> Given task:
Go through the entries below and print each one exactly, leaving out pictures.

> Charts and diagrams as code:
____________

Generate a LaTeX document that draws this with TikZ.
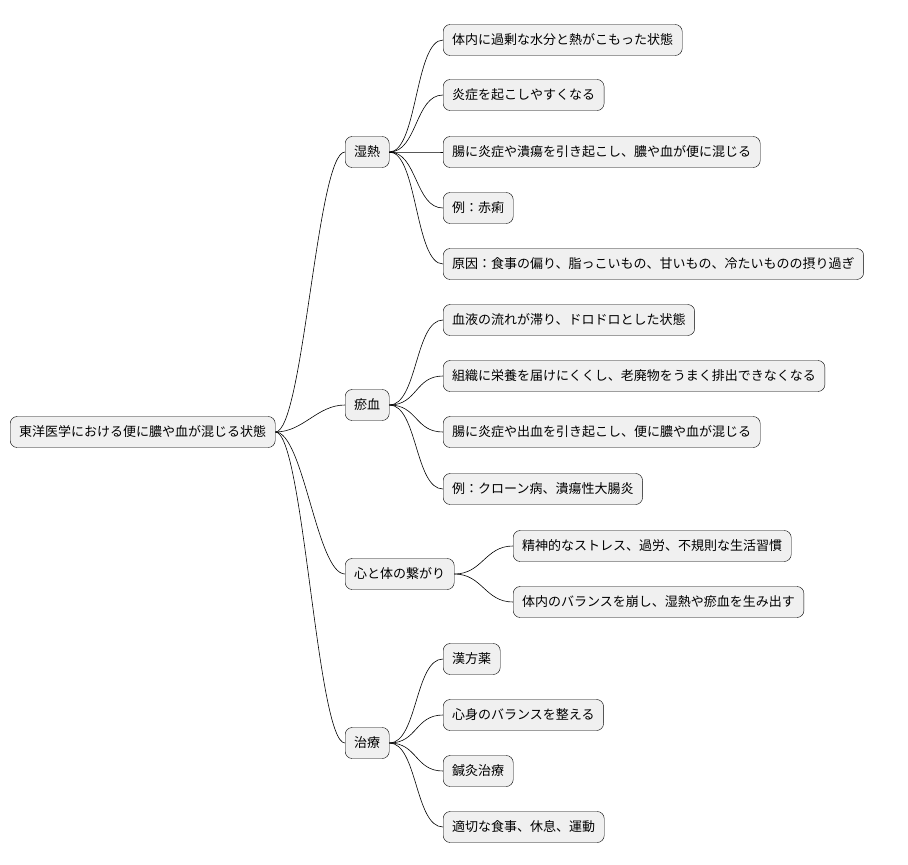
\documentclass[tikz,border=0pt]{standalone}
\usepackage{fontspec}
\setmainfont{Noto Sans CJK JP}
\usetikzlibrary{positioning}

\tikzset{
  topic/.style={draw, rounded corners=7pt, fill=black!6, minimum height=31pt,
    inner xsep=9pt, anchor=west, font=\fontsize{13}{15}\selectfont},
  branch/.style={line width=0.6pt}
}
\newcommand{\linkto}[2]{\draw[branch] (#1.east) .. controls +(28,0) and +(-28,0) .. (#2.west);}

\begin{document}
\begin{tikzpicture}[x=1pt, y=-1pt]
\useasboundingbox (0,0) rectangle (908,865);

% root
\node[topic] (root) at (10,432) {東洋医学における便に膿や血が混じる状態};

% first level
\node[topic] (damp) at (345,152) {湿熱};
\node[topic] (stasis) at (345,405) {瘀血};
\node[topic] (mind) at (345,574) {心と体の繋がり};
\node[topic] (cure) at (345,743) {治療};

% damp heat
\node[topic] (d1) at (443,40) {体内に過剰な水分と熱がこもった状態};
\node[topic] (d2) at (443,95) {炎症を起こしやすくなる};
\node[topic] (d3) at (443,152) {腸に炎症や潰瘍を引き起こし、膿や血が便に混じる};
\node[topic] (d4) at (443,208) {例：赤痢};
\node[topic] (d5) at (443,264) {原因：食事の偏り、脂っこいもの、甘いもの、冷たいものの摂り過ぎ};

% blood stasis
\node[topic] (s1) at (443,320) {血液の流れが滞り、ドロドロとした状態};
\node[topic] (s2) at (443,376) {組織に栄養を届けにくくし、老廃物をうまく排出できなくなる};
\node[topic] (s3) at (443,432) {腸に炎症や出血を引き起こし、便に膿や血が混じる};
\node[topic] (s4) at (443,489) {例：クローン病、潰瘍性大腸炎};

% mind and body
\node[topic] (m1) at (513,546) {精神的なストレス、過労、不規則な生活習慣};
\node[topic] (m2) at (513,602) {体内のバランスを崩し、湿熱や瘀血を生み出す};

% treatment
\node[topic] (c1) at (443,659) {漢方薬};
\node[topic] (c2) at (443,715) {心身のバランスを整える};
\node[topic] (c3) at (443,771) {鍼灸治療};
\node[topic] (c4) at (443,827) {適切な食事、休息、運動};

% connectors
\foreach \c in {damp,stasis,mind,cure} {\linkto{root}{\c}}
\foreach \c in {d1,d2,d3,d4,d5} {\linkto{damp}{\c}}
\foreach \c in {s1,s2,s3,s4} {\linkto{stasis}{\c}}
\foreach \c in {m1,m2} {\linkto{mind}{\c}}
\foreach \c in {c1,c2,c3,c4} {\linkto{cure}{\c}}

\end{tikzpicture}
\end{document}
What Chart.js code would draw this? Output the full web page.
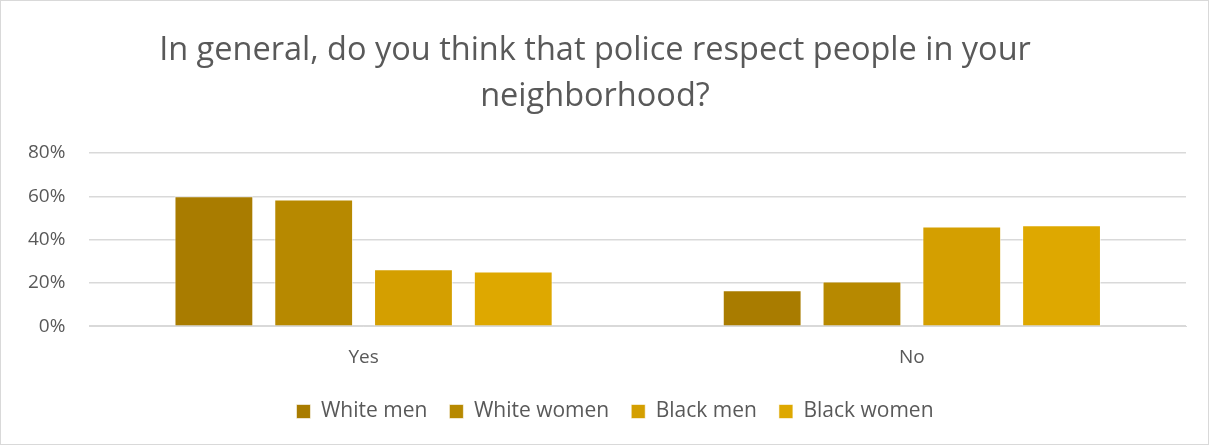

____________

> Task output:
Generate a LaTeX document that draws this with TikZ.
\documentclass[tikz,border=0pt]{standalone}
\usepackage{fontspec}
\setmainfont{Noto Sans CJK JP}
\usetikzlibrary{positioning}

\tikzset{
  topic/.style={draw, rounded corners=7pt, fill=black!6, minimum height=31pt,
    inner xsep=9pt, anchor=west, font=\fontsize{13}{15}\selectfont},
  branch/.style={line width=0.6pt}
}
\newcommand{\linkto}[2]{\draw[branch] (#1.east) .. controls +(28,0) and +(-28,0) .. (#2.west);}

\begin{document}
\begin{tikzpicture}[x=1pt, y=-1pt]
\useasboundingbox (0,0) rectangle (908,865);

% root
\node[topic] (root) at (10,432) {東洋医学における便に膿や血が混じる状態};

% first level
\node[topic] (damp) at (345,152) {湿熱};
\node[topic] (stasis) at (345,405) {瘀血};
\node[topic] (mind) at (345,574) {心と体の繋がり};
\node[topic] (cure) at (345,743) {治療};

% damp heat
\node[topic] (d1) at (443,40) {体内に過剰な水分と熱がこもった状態};
\node[topic] (d2) at (443,95) {炎症を起こしやすくなる};
\node[topic] (d3) at (443,152) {腸に炎症や潰瘍を引き起こし、膿や血が便に混じる};
\node[topic] (d4) at (443,208) {例：赤痢};
\node[topic] (d5) at (443,264) {原因：食事の偏り、脂っこいもの、甘いもの、冷たいものの摂り過ぎ};

% blood stasis
\node[topic] (s1) at (443,320) {血液の流れが滞り、ドロドロとした状態};
\node[topic] (s2) at (443,376) {組織に栄養を届けにくくし、老廃物をうまく排出できなくなる};
\node[topic] (s3) at (443,432) {腸に炎症や出血を引き起こし、便に膿や血が混じる};
\node[topic] (s4) at (443,489) {例：クローン病、潰瘍性大腸炎};

% mind and body
\node[topic] (m1) at (513,546) {精神的なストレス、過労、不規則な生活習慣};
\node[topic] (m2) at (513,602) {体内のバランスを崩し、湿熱や瘀血を生み出す};

% treatment
\node[topic] (c1) at (443,659) {漢方薬};
\node[topic] (c2) at (443,715) {心身のバランスを整える};
\node[topic] (c3) at (443,771) {鍼灸治療};
\node[topic] (c4) at (443,827) {適切な食事、休息、運動};

% connectors
\foreach \c in {damp,stasis,mind,cure} {\linkto{root}{\c}}
\foreach \c in {d1,d2,d3,d4,d5} {\linkto{damp}{\c}}
\foreach \c in {s1,s2,s3,s4} {\linkto{stasis}{\c}}
\foreach \c in {m1,m2} {\linkto{mind}{\c}}
\foreach \c in {c1,c2,c3,c4} {\linkto{cure}{\c}}

\end{tikzpicture}
\end{document}
What Chart.js code would draw this? Output the full web page.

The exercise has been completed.